Data provided:
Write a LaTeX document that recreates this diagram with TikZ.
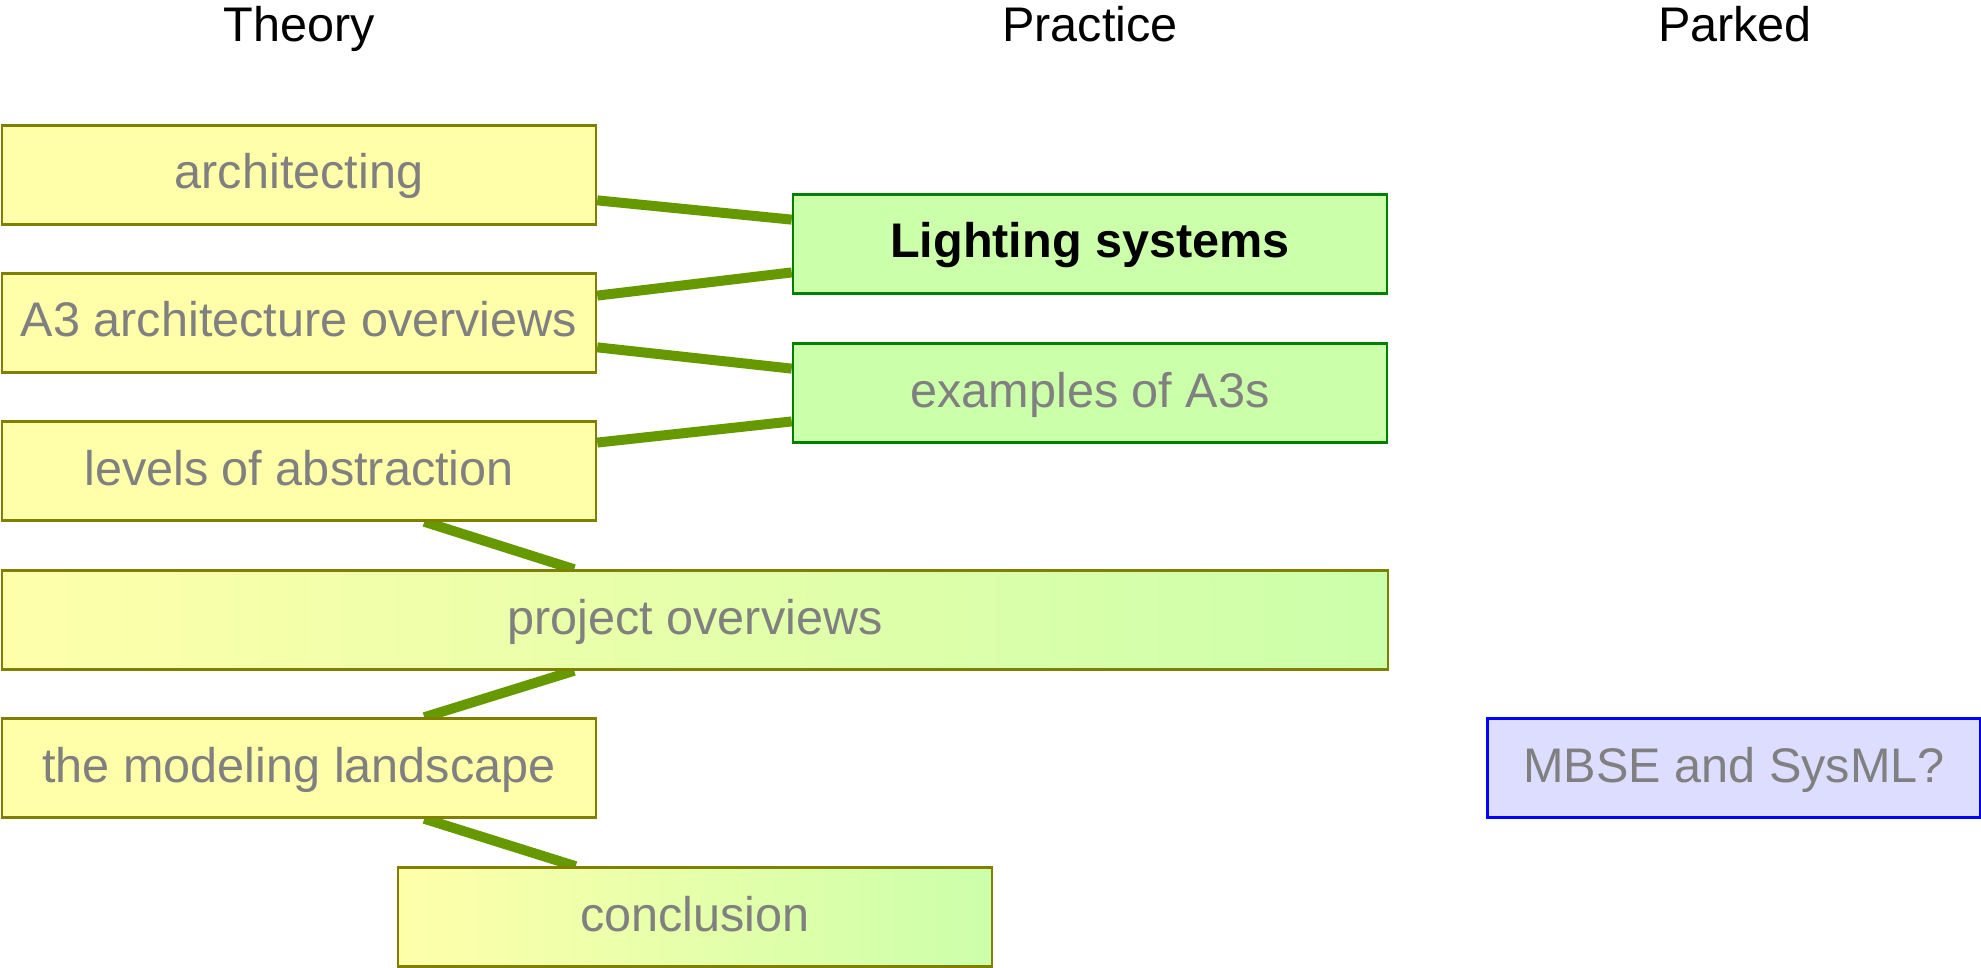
\documentclass[tikz,border=0pt]{standalone}
\usepackage{fontspec}
\setmainfont{Liberation Sans}
\usetikzlibrary{calc,backgrounds}
\definecolor{boxyellow}{HTML}{FFFFAA}
\definecolor{boxgreen}{HTML}{CCFFAA}
\definecolor{boxblue}{HTML}{DDDDFF}
\definecolor{olive}{HTML}{808000}
\definecolor{darkgreen}{HTML}{008000}
\definecolor{linkgreen}{HTML}{669900}
\definecolor{labelgray}{HTML}{808080}
\tikzset{
  topic/.style={draw=olive, line width=2.5pt, rectangle, inner sep=0pt,
    minimum width=594pt, minimum height=99pt, text=labelgray,
    font=\fontsize{48.6}{58}\selectfont, text height=35pt, text depth=7pt},
  theory/.style={topic, fill=boxyellow},
  practice/.style={topic, draw=darkgreen, fill=boxgreen},
  blend/.style={topic, left color=boxyellow, right color=boxgreen},
  parked/.style={topic, draw=blue, fill=boxblue, minimum width=493pt},
  heading/.style={anchor=base, font=\fontsize{48.6}{58}\selectfont, text=black},
  link/.style={draw=linkgreen, line width=10pt}
}
\begin{document}
\begin{tikzpicture}[x=1pt, y=-1pt]
  \useasboundingbox (0,0) rectangle (1981,968);

  % column headings
  \node[heading] (hTheory) at (299,42) {Theory};
  \node[heading] (hPractice) at (1090,42) {Practice};
  \node[heading] (hParked) at (1735,42) {Parked};

  % theory column
  \node[theory] (arch) at (299,175) {architecting};
  \node[theory] (a3) at (299,323) {A3 architecture overviews};
  \node[theory] (levels) at (299,471) {levels of abstraction};
  \node[blend, minimum width=1386pt] (proj) at (695,620) {project overviews};
  \node[theory] (model) at (299,768) {the modeling landscape};
  \node[blend] (concl) at (695,917) {conclusion};

  % practice column
  \node[practice, text=black, font=\fontsize{48.6}{58}\selectfont\bfseries] (light) at (1090,244) {Lighting systems};
  \node[practice] (examples) at (1090,393) {examples of A3s};

  % parked column
  \node[parked] (mbse) at (1734,768) {MBSE and SysML?};

  % links between topics, kept behind the boxes
  \begin{scope}[on background layer]
  \draw[link] ($(arch.north east)!0.75!(arch.south east)$) -- ($(light.north west)!0.26!(light.south west)$);
  \draw[link] ($(a3.north east)!0.23!(a3.south east)$) -- ($(light.north west)!0.78!(light.south west)$);
  \draw[link] ($(a3.north east)!0.74!(a3.south east)$) -- ($(examples.north west)!0.26!(examples.south west)$);
  \draw[link] ($(levels.north east)!0.22!(levels.south east)$) -- ($(examples.north west)!0.78!(examples.south west)$);
  \draw[link] ($(levels.south west)!0.71!(levels.south east)$) -- ($(proj.north west)!0.413!(proj.north east)$);
  \draw[link] ($(proj.south west)!0.413!(proj.south east)$) -- ($(model.north west)!0.71!(model.north east)$);
  \draw[link] ($(model.south west)!0.71!(model.south east)$) -- ($(concl.north west)!0.30!(concl.north east)$);
  \end{scope}
\end{tikzpicture}
\end{document}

Given problem:
Reproduce every line above as written, skipping pictures.

Worked answer:
Write a LaTeX document that recreates this diagram with TikZ.
\documentclass[tikz,border=0pt]{standalone}
\usepackage{fontspec}
\setmainfont{Liberation Sans}
\usetikzlibrary{calc,backgrounds}
\definecolor{boxyellow}{HTML}{FFFFAA}
\definecolor{boxgreen}{HTML}{CCFFAA}
\definecolor{boxblue}{HTML}{DDDDFF}
\definecolor{olive}{HTML}{808000}
\definecolor{darkgreen}{HTML}{008000}
\definecolor{linkgreen}{HTML}{669900}
\definecolor{labelgray}{HTML}{808080}
\tikzset{
  topic/.style={draw=olive, line width=2.5pt, rectangle, inner sep=0pt,
    minimum width=594pt, minimum height=99pt, text=labelgray,
    font=\fontsize{48.6}{58}\selectfont, text height=35pt, text depth=7pt},
  theory/.style={topic, fill=boxyellow},
  practice/.style={topic, draw=darkgreen, fill=boxgreen},
  blend/.style={topic, left color=boxyellow, right color=boxgreen},
  parked/.style={topic, draw=blue, fill=boxblue, minimum width=493pt},
  heading/.style={anchor=base, font=\fontsize{48.6}{58}\selectfont, text=black},
  link/.style={draw=linkgreen, line width=10pt}
}
\begin{document}
\begin{tikzpicture}[x=1pt, y=-1pt]
  \useasboundingbox (0,0) rectangle (1981,968);

  % column headings
  \node[heading] (hTheory) at (299,42) {Theory};
  \node[heading] (hPractice) at (1090,42) {Practice};
  \node[heading] (hParked) at (1735,42) {Parked};

  % theory column
  \node[theory] (arch) at (299,175) {architecting};
  \node[theory] (a3) at (299,323) {A3 architecture overviews};
  \node[theory] (levels) at (299,471) {levels of abstraction};
  \node[blend, minimum width=1386pt] (proj) at (695,620) {project overviews};
  \node[theory] (model) at (299,768) {the modeling landscape};
  \node[blend] (concl) at (695,917) {conclusion};

  % practice column
  \node[practice, text=black, font=\fontsize{48.6}{58}\selectfont\bfseries] (light) at (1090,244) {Lighting systems};
  \node[practice] (examples) at (1090,393) {examples of A3s};

  % parked column
  \node[parked] (mbse) at (1734,768) {MBSE and SysML?};

  % links between topics, kept behind the boxes
  \begin{scope}[on background layer]
  \draw[link] ($(arch.north east)!0.75!(arch.south east)$) -- ($(light.north west)!0.26!(light.south west)$);
  \draw[link] ($(a3.north east)!0.23!(a3.south east)$) -- ($(light.north west)!0.78!(light.south west)$);
  \draw[link] ($(a3.north east)!0.74!(a3.south east)$) -- ($(examples.north west)!0.26!(examples.south west)$);
  \draw[link] ($(levels.north east)!0.22!(levels.south east)$) -- ($(examples.north west)!0.78!(examples.south west)$);
  \draw[link] ($(levels.south west)!0.71!(levels.south east)$) -- ($(proj.north west)!0.413!(proj.north east)$);
  \draw[link] ($(proj.south west)!0.413!(proj.south east)$) -- ($(model.north west)!0.71!(model.north east)$);
  \draw[link] ($(model.south west)!0.71!(model.south east)$) -- ($(concl.north west)!0.30!(concl.north east)$);
  \end{scope}
\end{tikzpicture}
\end{document}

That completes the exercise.